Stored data
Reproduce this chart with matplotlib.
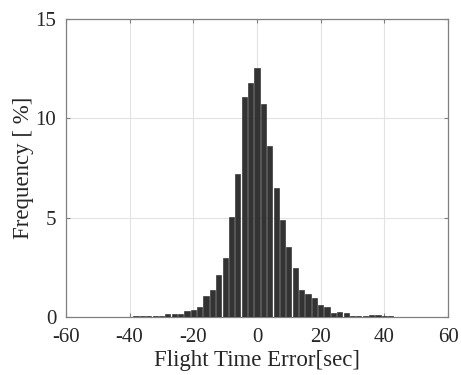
import numpy as np
import matplotlib.pyplot as plt

plt.rcParams['font.family'] = ['Liberation Serif', 'DejaVu Serif']
plt.rcParams['axes.unicode_minus'] = False

# bin centres [sec] and frequency [%]
centers = np.arange(-38, 44, 2)
freq = [0.02, 0.02, 0.02, 0.05, 0.05, 0.12, 0.17, 0.17, 0.29, 0.37,
        0.52, 1.04, 1.36, 2.10, 2.96, 5.01, 7.22, 11.09, 11.78, 12.53,
        10.70, 8.62, 6.47, 4.87, 3.54, 2.44, 1.33, 1.14, 0.94, 0.62,
        0.49, 0.20, 0.24, 0.18, 0.05, 0.03, 0.03, 0.08, 0.08, 0.03,
        0.03]

xticks = [-60, -40, -20, 0, 20, 40, 60]
yticks = [0, 5, 10, 15]

fig = plt.figure(figsize=(4.61, 3.75), dpi=100)
ax = fig.add_axes([0.143, 0.155, 0.829, 0.794])

ax.bar(centers, freq, width=1.62, color='#333333', edgecolor='#222222',
       linewidth=0.4, zorder=3)

ax.set_xlim(-60, 60)
ax.set_ylim(0, 15)
ax.set_xticks(xticks)
ax.set_yticks(yticks)
ax.grid(True, color='#e3e3e3', linewidth=0.8, zorder=0)
ax.set_axisbelow(True)

for s in ax.spines.values():
    s.set_color('#808080')
    s.set_linewidth(0.9)
ax.tick_params(direction='in', length=3, width=0.8, color='#808080',
               top=True, right=True, labelsize=15, labelcolor='#262626')
ax.tick_params(axis='x', pad=8)
ax.tick_params(axis='y', pad=7)

ax.set_xlabel('Flight Time Error[sec]', fontsize=16.5, color='#262626', labelpad=2)
ax.set_ylabel('Frequency [ %]', fontsize=16.5, color='#262626', labelpad=1)

fig.savefig('out.png', dpi=100)
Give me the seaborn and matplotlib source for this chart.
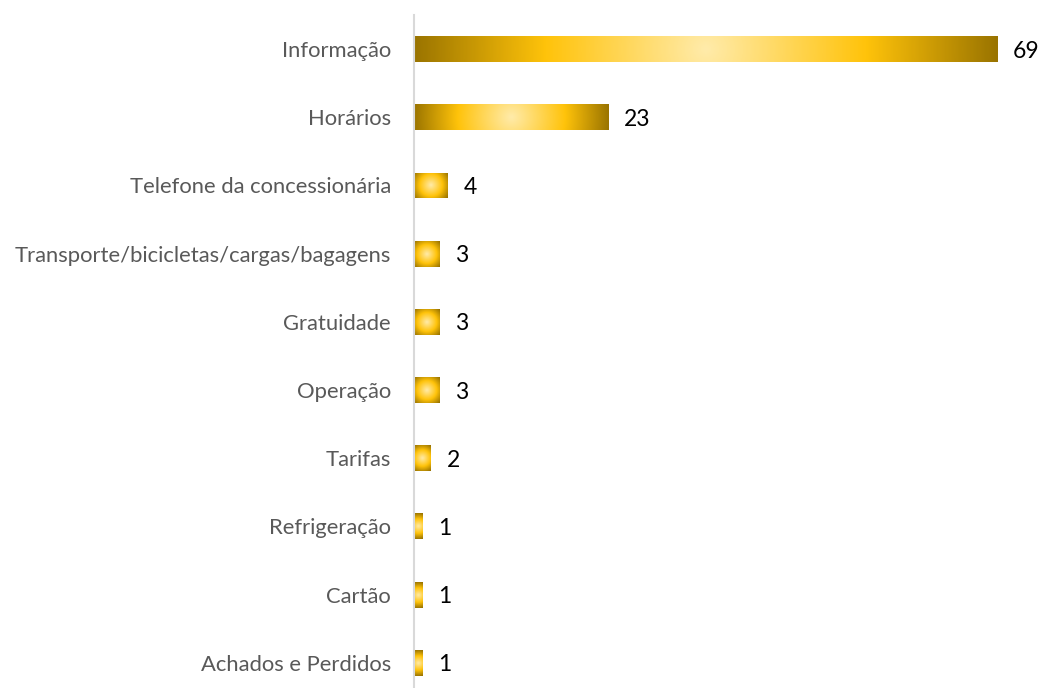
import numpy as np
import pandas as pd
import matplotlib
matplotlib.use("Agg")
import matplotlib.pyplot as plt
from matplotlib.colors import LinearSegmentedColormap
import seaborn as sns

categories = ["Informação", "Horários", "Telefone da concessionária",
              "Transporte/bicicletas/cargas/bagagens", "Gratuidade", "Operação",
              "Tarifas", "Refrigeração", "Cartão", "Achados e Perdidos"]
values = [69, 23, 4, 3, 3, 3, 2, 1, 1, 1]

df = pd.DataFrame({"categoria": categories, "total": values})

sns.set_theme(style="white")
plt.rcParams["font.family"] = ["Lato", "DejaVu Sans"]

fig = plt.figure(figsize=(10.41, 6.88), dpi=100)
ax = fig.add_axes([414 / 1041, 0.0, 1 - 414 / 1041, 1 - 15 / 688])

sns.barplot(data=df, x="total", y="categoria", orient="h", color="#FFC000",
            width=0.38, ax=ax)

ax.set_xlim(0, 74.2)
ax.set_ylim(9.37, -0.5)

# gold gradient: light centre, amber middle, dark olive-gold rim
gold = LinearSegmentedColormap.from_list(
    "gold", [(0.0, "#FFEBAA"), (0.55, "#FFC30A"), (1.0, "#9A7400")])

fig.canvas.draw()
to_px = ax.transData
for patch in ax.patches:
    x0, y0 = patch.get_x(), patch.get_y()
    w, h = patch.get_width(), patch.get_height()
    (px0, py0), (px1, py1) = to_px.transform([(x0, y0), (x0 + w, y0 + h)])
    hw, hh = abs(px1 - px0) / 2, abs(py1 - py0) / 2
    nx = max(int(hw * 2), 8)
    ny = max(int(hh * 2), 8)
    dx = np.linspace(-hw, hw, nx)[None, :]
    dy = np.linspace(-hh, hh, ny)[:, None]
    t = np.clip(np.sqrt(dx ** 2 + dy ** 2) / np.hypot(hw, hh), 0, 1)
    im = ax.imshow(t, cmap=gold, vmin=0, vmax=1, aspect="auto",
                   extent=(x0, x0 + w, y0 + h, y0), interpolation="bilinear",
                   zorder=2)
    im.set_clip_path(patch)
    patch.set_facecolor("none")
    patch.set_edgecolor("none")

for i, val in enumerate(values):
    ax.text(val + 1.85, i, str(val), va="center_baseline", ha="left",
            fontsize=16.5, color="#000000")

ax.set_xlim(0, 74.2)
ax.set_ylim(9.37, -0.5)
ax.set_xlabel("")
ax.set_ylabel("")
ax.set_xticks([])
ax.tick_params(axis="y", length=0, pad=16.5, labelsize=15.8, labelcolor="#595959")
for s in ["top", "right", "bottom"]:
    ax.spines[s].set_visible(False)
ax.spines["left"].set_color("#D9D9D9")
ax.spines["left"].set_linewidth(1.5)

fig.savefig("out.png", dpi=100)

** WHAT YOU WILL DO **
Give back each entry exactly as it appears, with no pictures.

** EXERCISE ANSWER **
Reproduce this chart with matplotlib.
import numpy as np
import matplotlib.pyplot as plt

plt.rcParams['font.family'] = ['Liberation Serif', 'DejaVu Serif']
plt.rcParams['axes.unicode_minus'] = False

# bin centres [sec] and frequency [%]
centers = np.arange(-38, 44, 2)
freq = [0.02, 0.02, 0.02, 0.05, 0.05, 0.12, 0.17, 0.17, 0.29, 0.37,
        0.52, 1.04, 1.36, 2.10, 2.96, 5.01, 7.22, 11.09, 11.78, 12.53,
        10.70, 8.62, 6.47, 4.87, 3.54, 2.44, 1.33, 1.14, 0.94, 0.62,
        0.49, 0.20, 0.24, 0.18, 0.05, 0.03, 0.03, 0.08, 0.08, 0.03,
        0.03]

xticks = [-60, -40, -20, 0, 20, 40, 60]
yticks = [0, 5, 10, 15]

fig = plt.figure(figsize=(4.61, 3.75), dpi=100)
ax = fig.add_axes([0.143, 0.155, 0.829, 0.794])

ax.bar(centers, freq, width=1.62, color='#333333', edgecolor='#222222',
       linewidth=0.4, zorder=3)

ax.set_xlim(-60, 60)
ax.set_ylim(0, 15)
ax.set_xticks(xticks)
ax.set_yticks(yticks)
ax.grid(True, color='#e3e3e3', linewidth=0.8, zorder=0)
ax.set_axisbelow(True)

for s in ax.spines.values():
    s.set_color('#808080')
    s.set_linewidth(0.9)
ax.tick_params(direction='in', length=3, width=0.8, color='#808080',
               top=True, right=True, labelsize=15, labelcolor='#262626')
ax.tick_params(axis='x', pad=8)
ax.tick_params(axis='y', pad=7)

ax.set_xlabel('Flight Time Error[sec]', fontsize=16.5, color='#262626', labelpad=2)
ax.set_ylabel('Frequency [ %]', fontsize=16.5, color='#262626', labelpad=1)

fig.savefig('out.png', dpi=100)
Give me the seaborn and matplotlib source for this chart.
import numpy as np
import pandas as pd
import matplotlib
matplotlib.use("Agg")
import matplotlib.pyplot as plt
from matplotlib.colors import LinearSegmentedColormap
import seaborn as sns

categories = ["Informação", "Horários", "Telefone da concessionária",
              "Transporte/bicicletas/cargas/bagagens", "Gratuidade", "Operação",
              "Tarifas", "Refrigeração", "Cartão", "Achados e Perdidos"]
values = [69, 23, 4, 3, 3, 3, 2, 1, 1, 1]

df = pd.DataFrame({"categoria": categories, "total": values})

sns.set_theme(style="white")
plt.rcParams["font.family"] = ["Lato", "DejaVu Sans"]

fig = plt.figure(figsize=(10.41, 6.88), dpi=100)
ax = fig.add_axes([414 / 1041, 0.0, 1 - 414 / 1041, 1 - 15 / 688])

sns.barplot(data=df, x="total", y="categoria", orient="h", color="#FFC000",
            width=0.38, ax=ax)

ax.set_xlim(0, 74.2)
ax.set_ylim(9.37, -0.5)

# gold gradient: light centre, amber middle, dark olive-gold rim
gold = LinearSegmentedColormap.from_list(
    "gold", [(0.0, "#FFEBAA"), (0.55, "#FFC30A"), (1.0, "#9A7400")])

fig.canvas.draw()
to_px = ax.transData
for patch in ax.patches:
    x0, y0 = patch.get_x(), patch.get_y()
    w, h = patch.get_width(), patch.get_height()
    (px0, py0), (px1, py1) = to_px.transform([(x0, y0), (x0 + w, y0 + h)])
    hw, hh = abs(px1 - px0) / 2, abs(py1 - py0) / 2
    nx = max(int(hw * 2), 8)
    ny = max(int(hh * 2), 8)
    dx = np.linspace(-hw, hw, nx)[None, :]
    dy = np.linspace(-hh, hh, ny)[:, None]
    t = np.clip(np.sqrt(dx ** 2 + dy ** 2) / np.hypot(hw, hh), 0, 1)
    im = ax.imshow(t, cmap=gold, vmin=0, vmax=1, aspect="auto",
                   extent=(x0, x0 + w, y0 + h, y0), interpolation="bilinear",
                   zorder=2)
    im.set_clip_path(patch)
    patch.set_facecolor("none")
    patch.set_edgecolor("none")

for i, val in enumerate(values):
    ax.text(val + 1.85, i, str(val), va="center_baseline", ha="left",
            fontsize=16.5, color="#000000")

ax.set_xlim(0, 74.2)
ax.set_ylim(9.37, -0.5)
ax.set_xlabel("")
ax.set_ylabel("")
ax.set_xticks([])
ax.tick_params(axis="y", length=0, pad=16.5, labelsize=15.8, labelcolor="#595959")
for s in ["top", "right", "bottom"]:
    ax.spines[s].set_visible(False)
ax.spines["left"].set_color("#D9D9D9")
ax.spines["left"].set_linewidth(1.5)

fig.savefig("out.png", dpi=100)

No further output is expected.